In the racist practice of Nazi eugenics, women were valued primarily for their ability to bear children. The state presumed that lesbians were still capable of reproducing. This, lesbians were not systematically persecuted under Nazi rule, but they nonetheless did suffer the loss of their own gathering places and associations.

Because of this regime's eugenic rationale for attacking homosexuality, Nazis sought to capitalize on prejudices and stereotypes about homosexuals shared by many in German society. The Nazi ideology of persecuting the society's "inferior and weaker" elements fostered public acceptance of state-sponsored intolerance and brutality.

Nazi Germany did not seek to kill all homosexuals. Nevertheless, the Nazi state, through active persecution, attempted to terrorize German homosexuals into sexual and social conformity, leaving thousands dead and shattering the lives of many more.

 

Tracking down suspected homosexuals

In October 1934, the Gestapo moved to gather information about homosexual men. Telegrams to all local police departments ordered that new or existing lists of men suspected of being homosexually active in their districts be forwarded to Gestapo Special Section II-1 in Berlin. A subsequent telegram requested that the lists indicate political affiliation, particularly membership in the Nazi Party.

The police work of tracking down suspected homosexuals depended largely on denunciations from ordinary citizens. Nazi propaganda that labeled homosexuals "antisocial parasites" and "enemies of the state" inflamed already existing prejudices. Citizens turned in men, often on the flimsiest evidence, for as many reasons as there were denunciations. Reflecting on the dramatic rise of legal proceedings against homosexuals since 1933, Josef Meisinger of the Reich Central Office for Combating Homosexuality and Abortion proudly remarked in April 1937: "We must naturally also take into account the greater public readiness to report [homosexuality] as a result of National Socialist education."

Acting on the basis of these informants, the Gestapo and Criminal Police arbitrarily seized and questioned suspects as well as possible corroborating witnesses. Those denounced were often forced to give up names of friends and acquaintances, thereby becoming informants themselves. Where criminal proceedings once required a proved act, now a suggestive accusation sufficed.

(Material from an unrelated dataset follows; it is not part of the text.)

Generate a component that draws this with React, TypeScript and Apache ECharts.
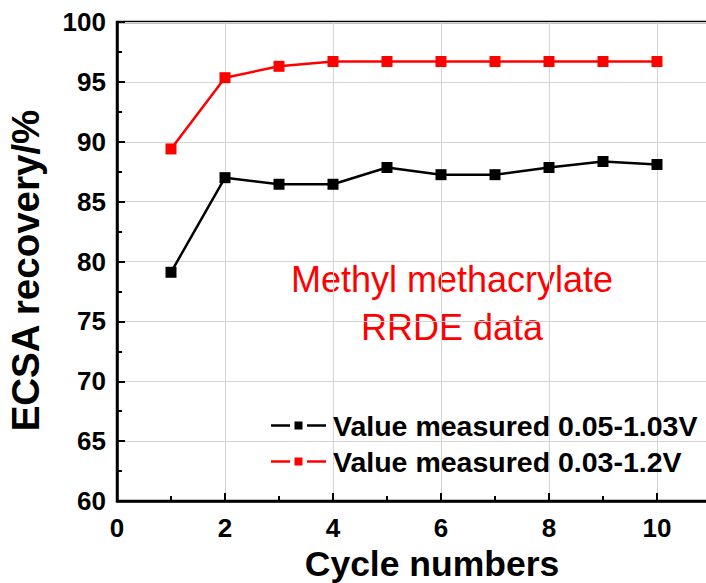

Heinrich Himmler's appointment as chief of German police in 1936 and the outbreak of World War II in 1939. The Gestapo and Criminal Police worked in tandem, occasionally in massive sweeps but more often as follow-up to individual denunciations.

Most victims were from the working class. Less able to afford private apartments or homes, they found partners in semi-public places that put them at greater risk of discovery, including by police entrapment. As reports of the massive arrests spread, mostly by word of mouth, a pervasive atmosphere of fear enveloped Germany's homosexuals. Just as the state desired, the physical repression of a minority of homosexual men served to limit activities of the vast majority.